まったくそのとおりである。岸田首相ははっきり語っているのだ。「感染拡大防止」を最優先目標から降ろし「重症化・死者の抑制」へコロナ対策の基軸を変更したことを。その「政策転換」を明確に伝え、その意味するところを明確に解説していないのは、マスコミなのである。
この記事を報じた記者は「政策転換」に気づかず、岸田政権がいまなお「感染拡大防止」を最優先にしていると信じ込んでいるのか。それともそれに気づきつつ、視聴者や読者の反発を恐れてあいまいにしているのか。私にはどちらかわからない。おそらくどちらの記者もいるのだろう。いずれにしろ、記者会見の核心部分を明確に報じていないことだけは確かである。
陽性者の自宅療養を認めるという政策決定は、コロナ対策の基軸を「感染拡大防止」から「重症者・死者の抑制」へ大転換させた結果の一部でしかない。「基本原則の大転換」を伝えずに「各論の転換」ばかり伝えるのは日本のマスコミの悪弊だ。まさに「木を見て森を見ず」である。
このようなマスコミの報道姿勢は、岸田政権にとって都合がよい。ふつうは「政策転換」を掲げたら、それが失敗したときに政治責任を追及される。しかし「政策転換」自体があいまいなら、失敗したときに責任追及もあいまいになる。だから「○○新聞さん、今回の首相会見の核心は、『感染拡大防止』の旗を降ろしたことにあるんですよ」とわざわざ耳打ちするようなことはしないのだ。
その文脈で岸田首相会見を改めて読むと、「責任回避」の細工があちこちに施されているのがわかる。この首相会見の発言要領は「有能」な官僚が書いたに違いない。
まずは「水際対策」を「時間稼ぎ」と位置付けたこと。これでウイルスが国内に流入しても「水際対策の失敗」の責任を問われることはない。次に「市中感染が急速に拡大するという最悪の事態が生じる可能性に備える」という言葉。感染拡大を織り込み済みとすることで、そうなった場合の責任をいまのうちから回避している。そのうえに、岸田首相は記者からの質問にこう答えているのだ。
こうした取り組みにもかかわらず、感染が再拡大し、病床が逼迫することが見込まれる場合には、国民の理解を丁寧に得つつ、行動制限の強化も機動的に考えていかなければならない。
医療供給体制が逼迫して重症者や死者が急増する危機に備えて、いまのうちから「行動制限」をちらつかせているのである。つまり「医療崩壊」に陥った時、「なぜ野戦病院を用意しなかったのか」「なぜ医師や看護師を大量に確保しておかなかったのか」という政権批判をかわすため、「次の一手」としていまのうちから再び国民に行動制限を課すことを示唆しているのである。
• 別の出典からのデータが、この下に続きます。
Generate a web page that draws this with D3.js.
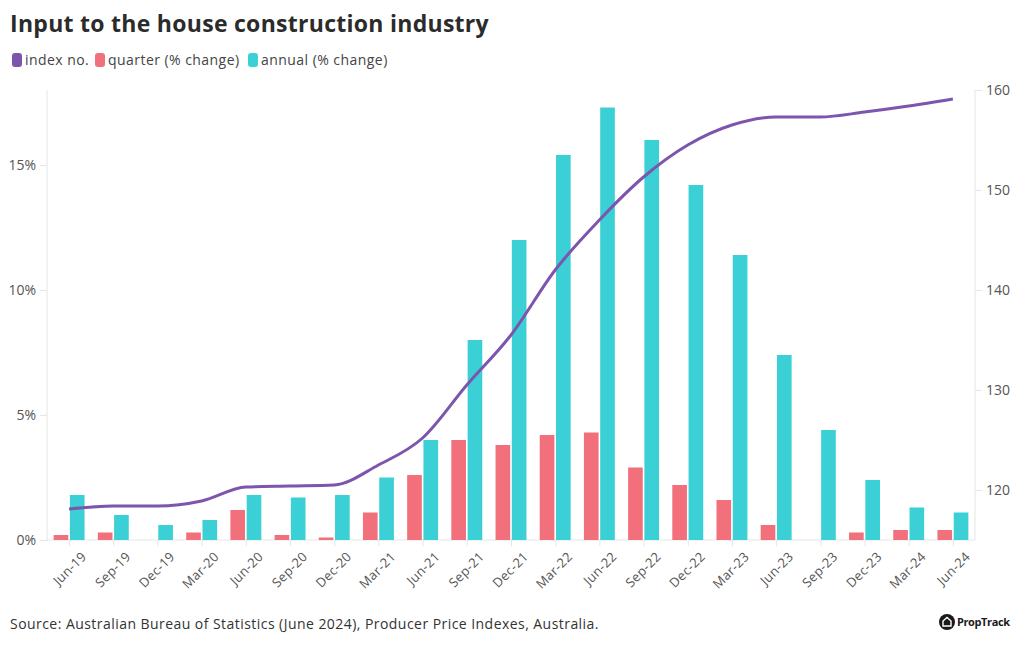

マスコミが政府の政策転換を明確に報じず、それによって政府の責任があいまいになる。この「負の連鎖」が日本の政治をどんどん劣化させていく。
政治記事は本来、政治家の発言を羅列するだけではなく、その真意を読み解く必要がある。解説を含めてはじめて政治記事として成立するのだ。昨今の政治記事は発言を垂れ流すばかりで権力者にいいように使われている。